NASA is taking steps to reduce the travel time to Mars through the development of the Modular Assembled Radiators for Nuclear Electric Propulsion Vehicles (MARVL). This initiative aims to make crewed missions more feasible by significantly shortening the round-trip duration. The project leverages advancements in nuclear electric propulsion technology and space robotics.
Previous efforts to enhance space travel times have primarily focused on improving propulsion efficiency. MARVL distinguishes itself by emphasizing the in-space assembly of large propulsion components, a strategy not widely pursued before. This approach could potentially streamline mission timelines and increase the feasibility of frequent Mars missions.
Cutting Travel Time to Mars
Current spacecraft take approximately seven to nine months to reach Mars, depending on their propulsion systems and the relative positions of the planets. By implementing MARVL’s nuclear electric propulsion, NASA aims to reduce the round-trip mission duration to around two years.

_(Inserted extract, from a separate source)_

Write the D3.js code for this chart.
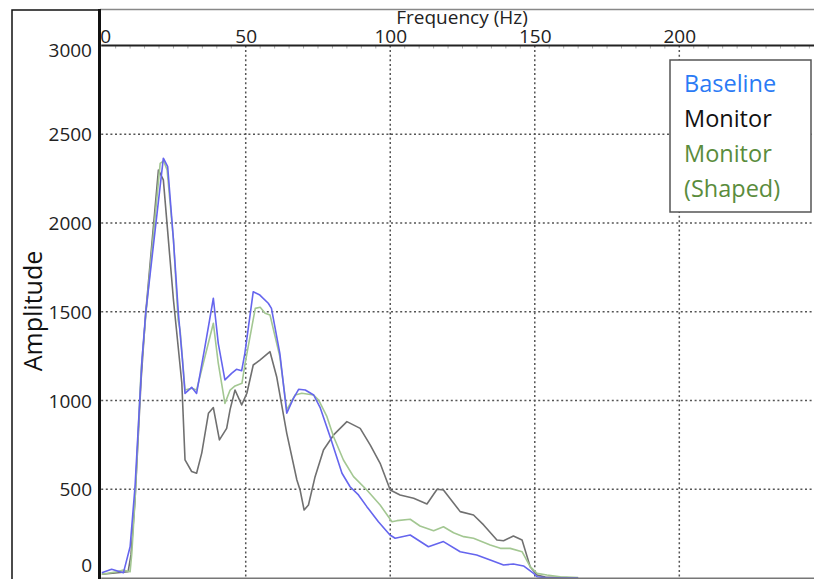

This significant decrease would make human missions more practical and less resource-intensive.
Innovations in Propulsion Technology
The MARVL system utilizes a nuclear reactor to produce electricity, which then ionizes gaseous propellants to generate thrust. This method allows for more efficient fuel usage compared to traditional chemical propulsion. Engineers at NASA’s Langley Research Center are prioritizing modularity, enabling the propulsion system to be launched in separate components and assembled in orbit.
Overcoming Assembly Challenges
One major obstacle is the size of MARVL’s heat dissipation array, which spans the size of a football field when deployed. To address this, NASA plans to use robotic technology to assemble the system in space, eliminating the need to fit large structures into rocket fairings.
“By doing that, we eliminate trying to fit the whole system into one rocket fairing,”
said Amanda Stark, a heat transfer engineer at NASA Langley. This modular approach also allows for greater design flexibility and optimization.
NASA’s Langley Research Center, with its extensive history in space missions, is well-equipped to tackle these engineering challenges. The center’s work on projects like the Apollo Lunar Module and the Hubble Space Telescope demonstrates its capacity for innovation in space technology. MARVL is part of NASA’s broader goal to develop a Deep Space Transport vehicle by the late 2030s.
The MARVL project team is expected to deliver a small-scale ground demonstration within two years, setting the stage for future developments.
“This is going to expand what we think of when it comes to nuclear propulsion,”
said Julia Cline, a project mentor at NASA Langley. This forward-thinking approach could redefine how large-scale space infrastructure is built.
As NASA continues to push the boundaries of space exploration, projects like MARVL represent critical steps toward making human missions to Mars a reality. Efficient propulsion systems and innovative assembly techniques will be key factors in overcoming the logistical and technical challenges of interplanetary travel.